FASCINATING LOOK AT THE LOGAN (WILSON) QUARRY AND IN THE TOWN OF AROMAS – MORE THAN 100 YEARS AGO

Posted by Rose Ann Woolpert on Mar 18, 2015

In February, 1989, Betsy Woolpert sat down with Grace Marshall Totten to hear about her memories of life at the Logan (now Wilson) Quarry. Here in Grace’s own words are some of those fascinating stories of life more than 100 years ago.

―I was born in 1894 in Moscow, Idaho, where my family had a farm. We grew everything there - didn‘t buy anything but coffee and sugar. We had our own dairy cows for milk, butter and cheese, raised and butchered hogs and chickens for meat, kept bees for honey and wax, buried our potatoes underground for the winter, and stored our fruit and other vegetables in a cellar.

My family moved to Aromas in 1905, when I was eleven years old. We arrived just ten months before the big 1906 Earthquake. As far as I recall, no buildings in Aromas were destroyed, but chimneys were knocked down and everything came off the shelves. I went to the Aromas Elementary School for awhile, but in 1907 there was a measles epidemic. My mother was busy caring for all of us, but she got sick too, and the disease settled in her lungs. Although we took her to live in the Southern California desert to help her recover, she died in 1909. In 1910, when I was sixteen years old, I married Harry Totten. He started to work at the Quarry the same year. Harry had learned how to fire up wood steam engines from his father, and drove the first railroad engine at the Quarry, the #1. He spent forty years up there before he retired in 1950.

Around that time, all the men living at the Quarry were Italians. Names like Louie and Antoniano Stephano, Anselmo Antognani, Louie Ramponi and Angelo Rossi. They slept in the Bunkhouse, and the Cookhouse was up above. Then a Recreation Building was built where the men could gather to play cards, and a Bathhouse was put in. Harry used to tell about Jim Ferulli, a plump man who wore strapped overalls. He‘d come home for dinner, grab a chicken, wring its neck and pluck it, wash it off, cook it for dinner and then go back to work.

There were two houses just below the Cookhouse, and down below that another house, where my mother and father-in-law lived. (Anna Totten Wilson was the widow of Robert L. Totten and the mother of Earl, Harry, and John Totten, all Granite Rock Company employees. Henry C. Wilson, her second husband, worked for many years as quarry timekeeper.) In 1915, my husband told A. R. Wilson that I was expecting a baby, and he‘d like to be close to his mother and stepfather because she was going to take care of me. He was building Frank Swearingen a house just then (on the Quarry property), and A. R. asked Frank if we could have it, but he said no. So A.R. dropped everything and went over and built us a house so we could move in and be close to Harry‘s mother. Then he went back and finished Frank‘s house.
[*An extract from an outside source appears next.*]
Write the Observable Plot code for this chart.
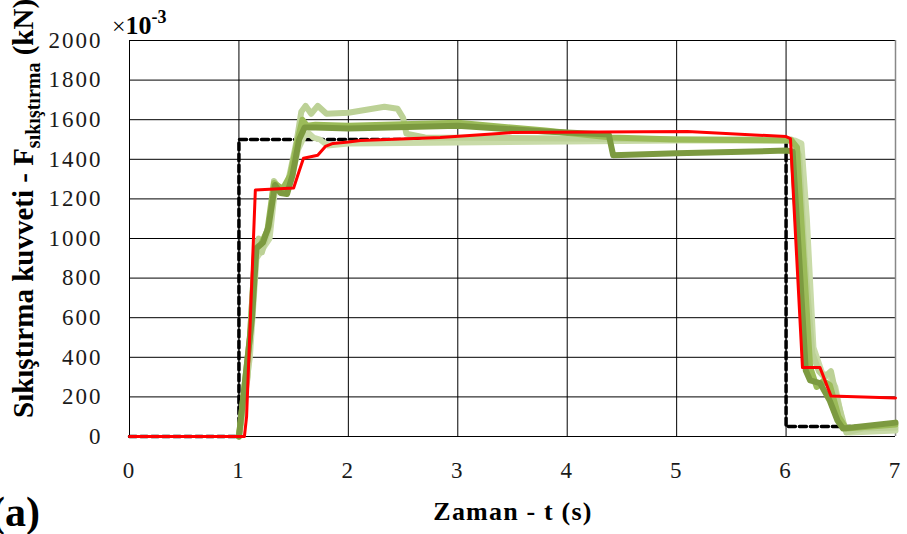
<!DOCTYPE html>
<html>
<head>
<meta charset="utf-8">
<script src="https://cdn.jsdelivr.net/npm/d3@7"></script>
<script src="https://cdn.jsdelivr.net/npm/@observablehq/plot@0.6"></script>
<style>
  html, body { margin: 0; padding: 0; background: #fff; }
  #chart svg { display: block; }
</style>
</head>
<body>
<div id="chart"></div>
<script>
// ---- Tick values ----
const xTicks = [0, 1, 2, 3, 4, 5, 6, 7];
const yTicks = [0, 200, 400, 600, 800, 1000, 1200, 1400, 1600, 1800, 2000];

// ---- Reference (dashed black) ----
const tRef = [0, 1.0, 1.0, 6.0, 6.0, 7.0];
const fRef = [0, 0, 1500, 1500, 50, 50];

// ---- Simulation (red) ----
const tRed = [0, 1.05, 1.07, 1.15, 1.50, 1.55, 1.59, 1.72, 1.79, 1.86, 2.0, 2.11, 2.84, 3.5, 5.1, 6.0, 6.04, 6.15, 6.31, 6.41, 7.0];
const fRed = [0, 0, 100, 1245, 1255, 1340, 1405, 1420, 1465, 1480, 1487, 1495, 1510, 1535, 1540, 1515, 1505, 348, 348, 205, 195];

// ---- Experiments (green) ----
const tLightA = [1.00, 1.08, 1.15, 1.18, 1.21, 1.25, 1.28, 1.32, 1.37, 1.43, 1.47, 1.53, 1.57, 1.61, 1.66, 1.72, 1.80, 2.00, 2.33, 2.45, 2.50, 2.53, 2.70, 4.00, 5.00, 6.05, 6.12, 6.17, 6.24, 6.30, 6.35, 6.41, 6.46, 6.55, 6.70, 7.00];
const fLightA = [0, 300, 960, 1000, 930, 1010, 1060, 1290, 1250, 1240, 1340, 1500, 1640, 1670, 1630, 1670, 1630, 1635, 1665, 1655, 1610, 1530, 1510, 1505, 1500, 1500, 1420, 900, 420, 330, 300, 330, 200, 20, 40, 45];

const tLightB = [1.00, 1.10, 1.16, 1.22, 1.28, 1.33, 1.42, 1.48, 1.54, 1.60, 1.64, 1.68, 1.74, 1.81, 2.00, 3.00, 4.00, 5.00, 6.08, 6.14, 6.19, 6.25, 6.33, 6.40, 6.45, 6.52, 6.58, 7.00];
const fLightB = [0, 400, 900, 950, 1000, 1250, 1260, 1300, 1450, 1520, 1530, 1510, 1500, 1470, 1480, 1485, 1490, 1495, 1495, 1480, 1100, 450, 320, 300, 250, 60, 20, 30];

const tMedium = [1.00, 1.10, 1.15, 1.20, 1.26, 1.32, 1.40, 1.47, 1.53, 1.58, 1.62, 1.70, 2.00, 3.00, 3.80, 4.40, 5.00, 6.05, 6.10, 6.16, 6.22, 6.28, 6.34, 6.40, 6.48, 6.55, 7.00];
const fMedium = [0, 500, 950, 970, 1040, 1280, 1250, 1320, 1480, 1600, 1570, 1575, 1570, 1585, 1545, 1510, 1500, 1495, 1460, 900, 350, 250, 280, 260, 100, 40, 60];

const tDark = [1.00, 1.12, 1.16, 1.22, 1.27, 1.33, 1.38, 1.44, 1.49, 1.55, 1.60, 1.70, 2.00, 3.00, 3.80, 4.38, 4.42, 5.00, 6.00, 6.06, 6.12, 6.18, 6.22, 6.31, 6.40, 6.47, 6.52, 7.00];
const fDark = [0, 600, 950, 980, 1060, 1270, 1230, 1225, 1320, 1500, 1560, 1560, 1555, 1570, 1540, 1525, 1420, 1430, 1444, 1440, 900, 333, 283, 270, 180, 80, 40, 70];

const rows = (ts, fs) => ts.map((t, i) => ({t, f: fs[i]}));

const serif = "Liberation Serif";

const chart = Plot.plot({
  width: 907,
  height: 534,
  marginLeft: 129,
  marginRight: 12,
  marginTop: 40,
  marginBottom: 98,
  style: {fontFamily: serif, background: "#fff", color: "#1a1a1a"},
  x: {domain: [0, 7]},
  y: {domain: [0, 2000]},
  marks: [
    Plot.ruleY(yTicks, {stroke: "#000", strokeWidth: 1}),
    Plot.ruleX(xTicks.filter(d => d < 7), {stroke: "#000", strokeWidth: 1}),
    Plot.ruleX([7], {stroke: "#888", strokeWidth: 1.5}),
    Plot.line(rows(tRef, fRef), {x: "t", y: "f", stroke: "#000", strokeWidth: 3.5, strokeDasharray: "7,4"}),
    Plot.line(rows(tLightB, fLightB), {x: "t", y: "f", stroke: "#c9dba8", strokeWidth: 6, strokeLinejoin: "round"}),
    Plot.line(rows(tLightA, fLightA), {x: "t", y: "f", stroke: "#bcd196", strokeWidth: 6, strokeLinejoin: "round"}),
    Plot.line(rows(tMedium, fMedium), {x: "t", y: "f", stroke: "#9bbb59", strokeWidth: 6, strokeLinejoin: "round"}),
    Plot.line(rows(tDark, fDark), {x: "t", y: "f", stroke: "#7c9a40", strokeWidth: 6, strokeLinejoin: "round"}),
    Plot.line(rows(tRed, fRed), {x: "t", y: "f", stroke: "#ff0000", strokeWidth: 3, strokeLinejoin: "round"}),
    Plot.axisY(yTicks, {tickSize: 0, tickPadding: 27, fontSize: 23, label: null, tickFormat: d => String(d)}),
    Plot.axisX(xTicks, {tickSize: 0, tickPadding: 25, fontSize: 23, label: null, tickFormat: d => String(d)})
  ]
});

const svg = d3.select(chart);
svg.selectAll('g[aria-label="y-axis tick label"] text, g[aria-label="x-axis tick label"] text')
  .style("letter-spacing", "2px");

// Y-axis title with subscript
const yl = svg.append("text")
  .attr("transform", "translate(33,418) rotate(-90)")
  .attr("text-anchor", "start")
  .attr("font-family", serif)
  .attr("font-weight", "bold")
  .attr("font-size", 29)
  .attr("fill", "#000");
yl.append("tspan").text("Sıkıştırma kuvveti - F");
yl.append("tspan").attr("font-size", 20).attr("dy", 7).text("sıkıştırma");
yl.append("tspan").attr("dy", -7).text(" (kN)");

// Multiplier label
const ml = svg.append("text")
  .attr("x", 112).attr("y", 34)
  .attr("text-anchor", "start")
  .attr("font-family", serif)
  .attr("fill", "#000");
ml.append("tspan").attr("font-size", 24).text("×");
ml.append("tspan").attr("font-size", 26).attr("font-weight", "bold").text("10");
ml.append("tspan").attr("font-size", 18).attr("font-weight", "bold").attr("dy", -11).text("-3");

// X-axis title
svg.append("text")
  .attr("x", 513).attr("y", 520)
  .attr("text-anchor", "middle")
  .attr("font-family", serif)
  .attr("font-weight", "bold")
  .attr("font-size", 26)
  .style("letter-spacing", "1.2px")
  .attr("fill", "#000")
  .text("Zaman - t (s)");

// Panel label
svg.append("text")
  .attr("x", -9).attr("y", 526)
  .attr("text-anchor", "start")
  .attr("font-family", serif)
  .attr("font-weight", "bold")
  .attr("font-size", 42)
  .attr("fill", "#000")
  .text("(a)");

document.getElementById("chart").appendChild(chart);
</script>
</body>
</html>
Grace raised her family in that house at the Quarry. ―It could get kind of lonely up there, so I used to take the kids after they‘d had their naps and we‘d walk up to the top of the hill, sit there and watch the men work. The grocery store in town used to deliver what we needed up to our house by horse and buggy. Sometimes we could get ham, or coffee and bacon, which were delivered by train, at the Quarry Storehouse. The first building next to the Cookhouse was A.R‘s office. He had a couch there where he could rest, and a telephone. Since we had no telephones, we used to go up there to borrow his. At the other end of the building was where we‘d go to pick up our staples and the men could get their work clothes. If we wanted to go in to Watsonville, we‘d take the 11 o‘clock train, and then catch the train back at 4 o‘clock from the Watsonville Station.

In 1918, Grace and Harry bought their first automobile. They and other Company families would go together to Monterey, sometimes taking along a tent which they would pitch on the beach and camp overnight. ―One year, ten of us went together, Grace remembered, ―and all of us worked for the Company. Frank and Mazie Swearingen were just newly married. Mack and Mabel Laurence slept on the ground outside the tent. Those were good times.

After World War II, increasing truck traffic in and out of the Quarry became a danger to the children who lived there, and the Quarry houses were moved into Aromas. They remain there today, remnants of a bygone era at Logan Quarry.